Sobre el cierre, Cambiemos entró en una crisis importante, consecuencia de la decisión cristinista. Macri intentó sin éxito bajar a Ernesto Sanz y a Elisa Carrió de su PASO, sabiendo que el escenario que viene es de polarización total. La designación de Gabriela Michetti fue para galvanizar su propia oferta. Y los movimientos en la provincia de Buenos Aires, donde en un solo día María Eugenia Vidal tuvo tres precandidatos a vicegobernador, hablan del nerviosismo que atraviesa la alianza en un territorio donde el FPV se hace fuerte con dos fórmulas que barren todo el espectro, la de Aníbal Fernández con Martín Sabbatella y la de Julián Domínguez con Fernando Espinoza.
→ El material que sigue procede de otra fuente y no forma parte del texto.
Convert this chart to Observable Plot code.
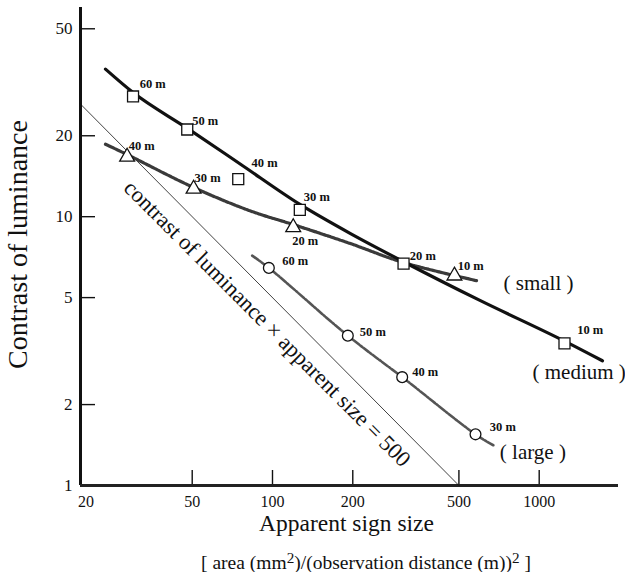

De las dos, la que quizá copia la decisión presidencial de mezclar peronismo kirchnerista y kirchnerismo puro sea la primera: Sabbatella vendría a ser el Zannini de la provincia. La segunda retiene el voto cautivo de intendencias populosas del FPV fieles a la idea de no contaminarse con sectores no peronistas, como una estrategia más para licuar el potencial massista en la provincia, que sigue en declive.

Por último, Axel Kicillof como primer candidato a diputado en Capital Federal, Wado de Pedro en la provincia de Buenos Aires y Máximo Kirchner en Santa Cruz reafirman la vocación de Cristina Kirchner de sumar a la bancada legislativa del FPV a espadas camporistas con espesor, como garantes de la continuidad de las políticas públicas de la última década.

Anoche también se develó la última incógnita. Cristina Kirchner no será candidata a nada. Es una manera de decir, en verdad. Si Scioli y Zannini llegan a la Casa Rosada, ella habrá sido el artífice de la victoria. De todas las posibilidades institucionales a su alcance, Cristina eligió un llano que no es tal: queda como conductora excluyente.

La única jefa del peronismo, la primera en su historia.